Apart from the Tradermoni, free school feeding, N5000.00 for the poor and vulnerable which the government always boasts of, though many people say they don’t feel the impact, what else has the government in stock? What has been the annual budget for education and how has it been implemented? In short, what premium does government place on education?
Reacting to Buhari’s statement, leaders of some socio-cultural groups in the country made comments that ought to be given serious thought.
For instance, the Ohaneze Ndigbo said if the president is serious about solving the problem of poverty, he should address the problem of insecurity bedeviling the nation. Speaking through the Media and Publicity Adviser to the President – General, Chief Emeka Attamah, the body said, “there is no way people cannot be poor when their sources of wealth have been destroyed by insecurity”.

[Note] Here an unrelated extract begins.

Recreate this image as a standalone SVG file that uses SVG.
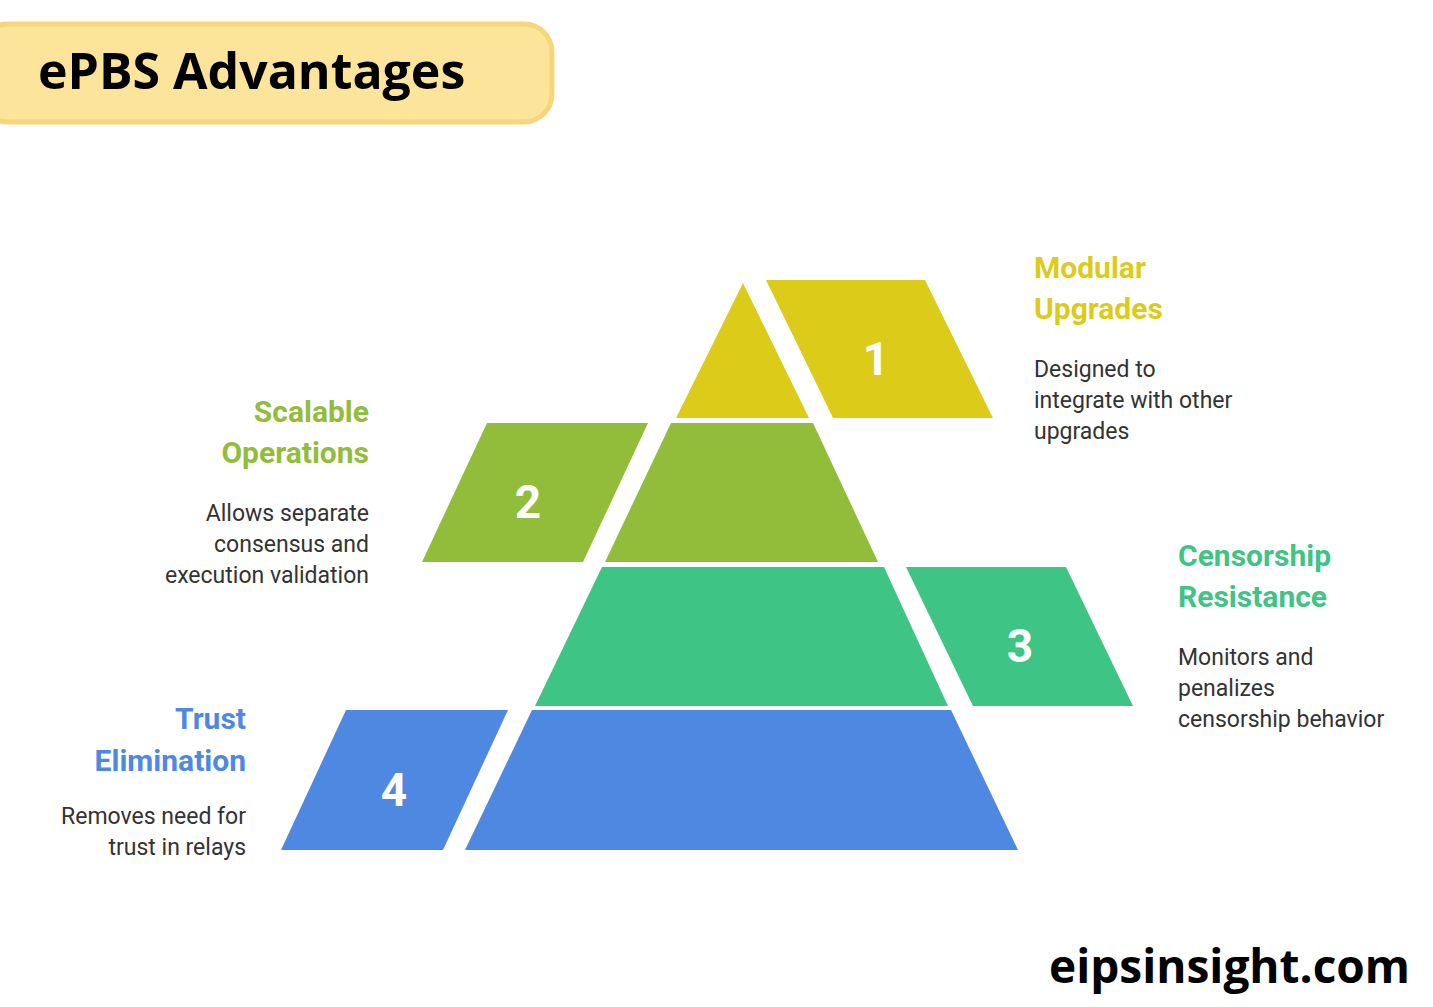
<svg xmlns="http://www.w3.org/2000/svg" width="1433" height="1007" viewBox="0 0 1433 1007">
<style>
.h{font-family:Roboto,"Liberation Sans",sans-serif;font-weight:700;font-size:30px}
.d{font-family:Roboto,"Liberation Sans",sans-serif;font-size:23px;fill:#333}
.n{font-family:Roboto,"Liberation Sans",sans-serif;font-weight:700;font-size:46px;fill:#fff;text-anchor:middle}
.y{fill:#DDCB1A}.g{fill:#92BD3A}.t{fill:#3EC484}.b{fill:#4F88E0}
</style>
<rect width="1433" height="1007" fill="#fff"/>
<g id="title">
<rect x="-20" y="24" width="572" height="98" rx="28" fill="#FCE59B" stroke="#F6D67A" stroke-width="5"/>
<text x="38" y="89" font-family="'Open Sans','Liberation Sans',sans-serif" font-weight="700" font-size="50" fill="#000">ePBS Advantages</text>
</g>
<g id="level1">
<polygon class="y" points="743,283 809,418 676,418"/>
<polygon class="y" points="766,280 925,280 993,418 833,418"/>
<text class="n" x="876" y="375">1</text>
<text class="h" x="1034" y="278" fill="#DDCB1A">Modular</text>
<text class="h" x="1034" y="319" fill="#DDCB1A">Upgrades</text>
<text class="d" x="1034" y="377">Designed to</text>
<text class="d" x="1034" y="408">integrate with other</text>
<text class="d" x="1034" y="439">upgrades</text>
</g>
<g id="level2">
<polygon class="g" points="671,423 813,423 878,562 605,562"/>
<polygon class="g" points="487,423 648,423 583,562 422,562"/>
<text class="n" x="528" y="518">2</text>
<g text-anchor="end">
<text class="h" x="369" y="422" fill="#92BD3A">Scalable</text>
<text class="h" x="369" y="463" fill="#92BD3A">Operations</text>
<text class="d" x="369" y="521">Allows separate</text>
<text class="d" x="369" y="552">consensus and</text>
<text class="d" x="369" y="583">execution validation</text>
</g>
</g>
<g id="level3">
<polygon class="t" points="602,567 884,567 948,706 535,706"/>
<polygon class="t" points="906,567 1066,567 1133,706 973,706"/>
<text class="n" x="1020" y="662">3</text>
<text class="h" x="1178" y="566" fill="#3EC484">Censorship</text>
<text class="h" x="1178" y="607" fill="#3EC484">Resistance</text>
<text class="d" x="1178" y="665">Monitors and</text>
<text class="d" x="1178" y="696">penalizes</text>
<text class="d" x="1178" y="727">censorship behavior</text>
</g>
<g id="level4">
<polygon class="b" points="532,710 951,710 1018,850 465,850"/>
<polygon class="b" points="346,710 508,710 443,850 281,850"/>
<text class="n" x="394" y="806">4</text>
<g text-anchor="end">
<text class="h" x="246" y="729" fill="#4F88E0">Trust</text>
<text class="h" x="246" y="771" fill="#4F88E0">Elimination</text>
<text class="d" x="246" y="824">Removes need for</text>
<text class="d" x="246" y="855">trust in relays</text>
</g>
</g>
<g id="connectors"/>
<text x="1410" y="983" text-anchor="end" font-family="'Open Sans','Liberation Sans',sans-serif" font-weight="700" font-size="46" fill="#000">eipsinsight.com</text>
</svg>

Similarly, the pan-Yoruba Socio-Political organization, Afenifere, posited, “Until we talk about the social system that produces Almajiris, any lamentation about their plight doesn’t mean much” It therefore means that for the pathetic situation to change, government has to rise up to the responsibility of providing adequate security for the citizens. The issue of herder/farmer clashes which had rendered many farmlands desolate and cattle breeders cattle less and idle must be urgently and sincerely addressed. Also, more importance and attention has to be paid to education as one can only reap what he sows. As the elite are being persuaded to show more interest in alleviating poverty and making the poor citizens and the society better, government has to play its own role which will encourage these people to do what is expected of them.